# To be done
Return each line of the data below exactly, omitting any pictures.

# Source data

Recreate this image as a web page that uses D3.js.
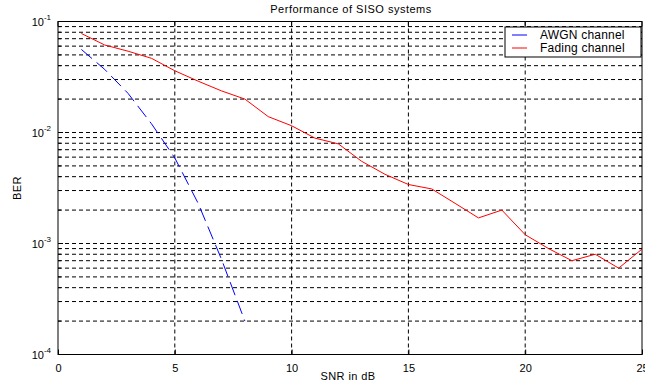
<!DOCTYPE html>
<html>
<head>
<meta charset="utf-8">
<script src="https://cdn.jsdelivr.net/npm/d3@7"></script>
<style>
  body { margin: 0; background: #fff; }
  text { font-family: "Liberation Sans", Arial, sans-serif; fill: #000; }
</style>
</head>
<body>
<div id="chart"></div>
<script>
// data
var snr = [1, 2, 3, 4, 5, 6, 7, 8, 9, 10, 11, 12, 13, 14, 15, 16, 17, 18, 19, 20, 21, 22, 23, 24, 25];
var awgnBer = [0.056, 0.037, 0.0225, 0.012, 0.0059, 0.0023, 0.00072, 0.0002];
var fadingBer = [0.078, 0.0614, 0.054, 0.0466, 0.036, 0.029, 0.0237, 0.020, 0.0139, 0.0115,
                 0.0089, 0.0079, 0.0055, 0.0042, 0.0034, 0.0031, 0.0023, 0.0017, 0.0020, 0.0012,
                 0.0009, 0.0007, 0.0008, 0.0006, 0.00089];
var xTicks = [0, 5, 10, 15, 20, 25];
var yDecades = [-1, -2, -3, -4];

var svgWidth = 645;
var svgHeight = 387;
var margin = { top: 21.5, right: 3, bottom: 32.5, left: 58 };
var width = svgWidth - margin.left - margin.right;
var height = svgHeight - margin.top - margin.bottom;

var svg = d3.select("#chart").append("svg")
  .attr("width", svgWidth)
  .attr("height", svgHeight);

var chartGroup = svg.append("g")
  .attr("transform", `translate(${margin.left}, ${margin.top})`);

var xScale = d3.scaleLinear().domain([0, 25]).range([0, width]);
var yScale = d3.scaleLog().domain([1e-4, 1e-1]).range([height, 0]);

// grid lines (MATLAB style dotted)
var yGrid = [];
[-4, -3, -2].forEach(function(e) {
  for (var m = 1; m <= 9; m++) {
    var v = m * Math.pow(10, e);
    if (v > 1e-4 && v < 1e-1) yGrid.push(v);
  }
});

chartGroup.selectAll(".hgrid")
  .data(yGrid)
  .enter()
  .append("line")
  .attr("x1", 0)
  .attr("x2", width)
  .attr("y1", d => yScale(d))
  .attr("y2", d => yScale(d))
  .attr("stroke", "#000")
  .attr("stroke-width", 1)
  .attr("stroke-dasharray", "4,3");

chartGroup.selectAll(".vgrid")
  .data(xTicks.slice(1, -1))
  .enter()
  .append("line")
  .attr("x1", d => xScale(d))
  .attr("x2", d => xScale(d))
  .attr("y1", 0)
  .attr("y2", height)
  .attr("stroke", "#000")
  .attr("stroke-width", 1)
  .attr("stroke-dasharray", "4,3");

// frame
chartGroup.append("rect")
  .attr("x", 0)
  .attr("y", 0)
  .attr("width", width)
  .attr("height", height)
  .attr("fill", "none")
  .attr("stroke", "#000")
  .attr("stroke-width", 1);

// x axis
var bottomAxis = d3.axisBottom(xScale)
  .tickValues(xTicks)
  .tickSize(-5)
  .tickPadding(10);
var xAxis = chartGroup.append("g")
  .attr("transform", `translate(0, ${height})`)
  .call(bottomAxis);
xAxis.select(".domain").remove();
xAxis.selectAll("text").style("font-size", "11px").attr("fill", "#000");

// top ticks
chartGroup.selectAll(".ttick")
  .data(xTicks)
  .enter()
  .append("line")
  .attr("x1", d => xScale(d))
  .attr("x2", d => xScale(d))
  .attr("y1", 0)
  .attr("y2", 5)
  .attr("stroke", "#000");

// y ticks, left and right, minor ones shorter
var yTickVals = yGrid.concat([1e-4, 1e-3, 1e-2, 1e-1]);
[0, width].forEach(function(x0) {
  var dir = x0 === 0 ? 1 : -1;
  chartGroup.selectAll(null)
    .data(yTickVals)
    .enter()
    .append("line")
    .attr("x1", x0)
    .attr("x2", d => {
      var major = Math.abs(Math.log10(d) - Math.round(Math.log10(d))) < 1e-9;
      return x0 + dir * (major ? 5 : 3);
    })
    .attr("y1", d => yScale(d))
    .attr("y2", d => yScale(d))
    .attr("stroke", "#000");
});

// y labels 10^n
var yLabels = chartGroup.selectAll(".ylab")
  .data(yDecades)
  .enter()
  .append("text")
  .attr("x", -7)
  .attr("y", d => yScale(Math.pow(10, d)) + 4)
  .attr("text-anchor", "end")
  .style("font-size", "11px");
yLabels.append("tspan").text("10");
yLabels.append("tspan")
  .attr("dy", -6)
  .style("font-size", "8px")
  .text(d => String(d));

// series
var berLine = d3.line()
  .x((d, i) => xScale(snr[i]))
  .y(d => yScale(d));

chartGroup.append("path")
  .datum(awgnBer)
  .attr("d", berLine)
  .attr("fill", "none")
  .attr("stroke", "#0000ff")
  .attr("stroke-width", 1)
  .attr("stroke-dasharray", "14,6");

chartGroup.append("path")
  .datum(fadingBer)
  .attr("d", berLine)
  .attr("fill", "none")
  .attr("stroke", "#ff0000")
  .attr("stroke-width", 1);

// title and axis labels
svg.append("text")
  .attr("x", 351)
  .attr("y", 13)
  .attr("text-anchor", "middle")
  .style("font-size", "11px")
  .style("letter-spacing", "0.5px")
  .text("Performance of SISO systems");

svg.append("text")
  .attr("x", 348)
  .attr("y", 380)
  .attr("text-anchor", "middle")
  .style("font-size", "11px")
  .style("letter-spacing", "0.4px")
  .text("SNR in dB");

svg.append("text")
  .attr("transform", `translate(20.5, ${margin.top + height / 2}) rotate(-90)`)
  .attr("text-anchor", "middle")
  .style("font-size", "11px")
  .style("letter-spacing", "0.4px")
  .text("BER");

// legend
var legend = svg.append("g").attr("transform", "translate(505, 27)");
legend.append("rect")
  .attr("x", 0)
  .attr("y", 0)
  .attr("width", 136)
  .attr("height", 30)
  .attr("fill", "#fff")
  .attr("stroke", "#000");

var legendItems = [
  { name: "AWGN channel", color: "#0000ff" },
  { name: "Fading channel", color: "#ff0000" }
];
legendItems.forEach(function(item, i) {
  legend.append("line")
    .attr("x1", 7)
    .attr("x2", 22)
    .attr("y1", 8 + i * 13)
    .attr("y2", 8 + i * 13)
    .attr("stroke", item.color);
  legend.append("text")
    .attr("x", 35)
    .attr("y", 11.5 + i * 13)
    .style("font-size", "12px")
    .style("letter-spacing", "0.2px")
    .text(item.name);
});
</script>
</body>
</html>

# Full response
Recreate this image as a web page that uses D3.js.
<!DOCTYPE html>
<html>
<head>
<meta charset="utf-8">
<script src="https://cdn.jsdelivr.net/npm/d3@7"></script>
<style>
  body { margin: 0; background: #fff; }
  text { font-family: "Liberation Sans", Arial, sans-serif; fill: #000; }
</style>
</head>
<body>
<div id="chart"></div>
<script>
// data
var snr = [1, 2, 3, 4, 5, 6, 7, 8, 9, 10, 11, 12, 13, 14, 15, 16, 17, 18, 19, 20, 21, 22, 23, 24, 25];
var awgnBer = [0.056, 0.037, 0.0225, 0.012, 0.0059, 0.0023, 0.00072, 0.0002];
var fadingBer = [0.078, 0.0614, 0.054, 0.0466, 0.036, 0.029, 0.0237, 0.020, 0.0139, 0.0115,
                 0.0089, 0.0079, 0.0055, 0.0042, 0.0034, 0.0031, 0.0023, 0.0017, 0.0020, 0.0012,
                 0.0009, 0.0007, 0.0008, 0.0006, 0.00089];
var xTicks = [0, 5, 10, 15, 20, 25];
var yDecades = [-1, -2, -3, -4];

var svgWidth = 645;
var svgHeight = 387;
var margin = { top: 21.5, right: 3, bottom: 32.5, left: 58 };
var width = svgWidth - margin.left - margin.right;
var height = svgHeight - margin.top - margin.bottom;

var svg = d3.select("#chart").append("svg")
  .attr("width", svgWidth)
  .attr("height", svgHeight);

var chartGroup = svg.append("g")
  .attr("transform", `translate(${margin.left}, ${margin.top})`);

var xScale = d3.scaleLinear().domain([0, 25]).range([0, width]);
var yScale = d3.scaleLog().domain([1e-4, 1e-1]).range([height, 0]);

// grid lines (MATLAB style dotted)
var yGrid = [];
[-4, -3, -2].forEach(function(e) {
  for (var m = 1; m <= 9; m++) {
    var v = m * Math.pow(10, e);
    if (v > 1e-4 && v < 1e-1) yGrid.push(v);
  }
});

chartGroup.selectAll(".hgrid")
  .data(yGrid)
  .enter()
  .append("line")
  .attr("x1", 0)
  .attr("x2", width)
  .attr("y1", d => yScale(d))
  .attr("y2", d => yScale(d))
  .attr("stroke", "#000")
  .attr("stroke-width", 1)
  .attr("stroke-dasharray", "4,3");

chartGroup.selectAll(".vgrid")
  .data(xTicks.slice(1, -1))
  .enter()
  .append("line")
  .attr("x1", d => xScale(d))
  .attr("x2", d => xScale(d))
  .attr("y1", 0)
  .attr("y2", height)
  .attr("stroke", "#000")
  .attr("stroke-width", 1)
  .attr("stroke-dasharray", "4,3");

// frame
chartGroup.append("rect")
  .attr("x", 0)
  .attr("y", 0)
  .attr("width", width)
  .attr("height", height)
  .attr("fill", "none")
  .attr("stroke", "#000")
  .attr("stroke-width", 1);

// x axis
var bottomAxis = d3.axisBottom(xScale)
  .tickValues(xTicks)
  .tickSize(-5)
  .tickPadding(10);
var xAxis = chartGroup.append("g")
  .attr("transform", `translate(0, ${height})`)
  .call(bottomAxis);
xAxis.select(".domain").remove();
xAxis.selectAll("text").style("font-size", "11px").attr("fill", "#000");

// top ticks
chartGroup.selectAll(".ttick")
  .data(xTicks)
  .enter()
  .append("line")
  .attr("x1", d => xScale(d))
  .attr("x2", d => xScale(d))
  .attr("y1", 0)
  .attr("y2", 5)
  .attr("stroke", "#000");

// y ticks, left and right, minor ones shorter
var yTickVals = yGrid.concat([1e-4, 1e-3, 1e-2, 1e-1]);
[0, width].forEach(function(x0) {
  var dir = x0 === 0 ? 1 : -1;
  chartGroup.selectAll(null)
    .data(yTickVals)
    .enter()
    .append("line")
    .attr("x1", x0)
    .attr("x2", d => {
      var major = Math.abs(Math.log10(d) - Math.round(Math.log10(d))) < 1e-9;
      return x0 + dir * (major ? 5 : 3);
    })
    .attr("y1", d => yScale(d))
    .attr("y2", d => yScale(d))
    .attr("stroke", "#000");
});

// y labels 10^n
var yLabels = chartGroup.selectAll(".ylab")
  .data(yDecades)
  .enter()
  .append("text")
  .attr("x", -7)
  .attr("y", d => yScale(Math.pow(10, d)) + 4)
  .attr("text-anchor", "end")
  .style("font-size", "11px");
yLabels.append("tspan").text("10");
yLabels.append("tspan")
  .attr("dy", -6)
  .style("font-size", "8px")
  .text(d => String(d));

// series
var berLine = d3.line()
  .x((d, i) => xScale(snr[i]))
  .y(d => yScale(d));

chartGroup.append("path")
  .datum(awgnBer)
  .attr("d", berLine)
  .attr("fill", "none")
  .attr("stroke", "#0000ff")
  .attr("stroke-width", 1)
  .attr("stroke-dasharray", "14,6");

chartGroup.append("path")
  .datum(fadingBer)
  .attr("d", berLine)
  .attr("fill", "none")
  .attr("stroke", "#ff0000")
  .attr("stroke-width", 1);

// title and axis labels
svg.append("text")
  .attr("x", 351)
  .attr("y", 13)
  .attr("text-anchor", "middle")
  .style("font-size", "11px")
  .style("letter-spacing", "0.5px")
  .text("Performance of SISO systems");

svg.append("text")
  .attr("x", 348)
  .attr("y", 380)
  .attr("text-anchor", "middle")
  .style("font-size", "11px")
  .style("letter-spacing", "0.4px")
  .text("SNR in dB");

svg.append("text")
  .attr("transform", `translate(20.5, ${margin.top + height / 2}) rotate(-90)`)
  .attr("text-anchor", "middle")
  .style("font-size", "11px")
  .style("letter-spacing", "0.4px")
  .text("BER");

// legend
var legend = svg.append("g").attr("transform", "translate(505, 27)");
legend.append("rect")
  .attr("x", 0)
  .attr("y", 0)
  .attr("width", 136)
  .attr("height", 30)
  .attr("fill", "#fff")
  .attr("stroke", "#000");

var legendItems = [
  { name: "AWGN channel", color: "#0000ff" },
  { name: "Fading channel", color: "#ff0000" }
];
legendItems.forEach(function(item, i) {
  legend.append("line")
    .attr("x1", 7)
    .attr("x2", 22)
    .attr("y1", 8 + i * 13)
    .attr("y2", 8 + i * 13)
    .attr("stroke", item.color);
  legend.append("text")
    .attr("x", 35)
    .attr("y", 11.5 + i * 13)
    .style("font-size", "12px")
    .style("letter-spacing", "0.2px")
    .text(item.name);
});
</script>
</body>
</html>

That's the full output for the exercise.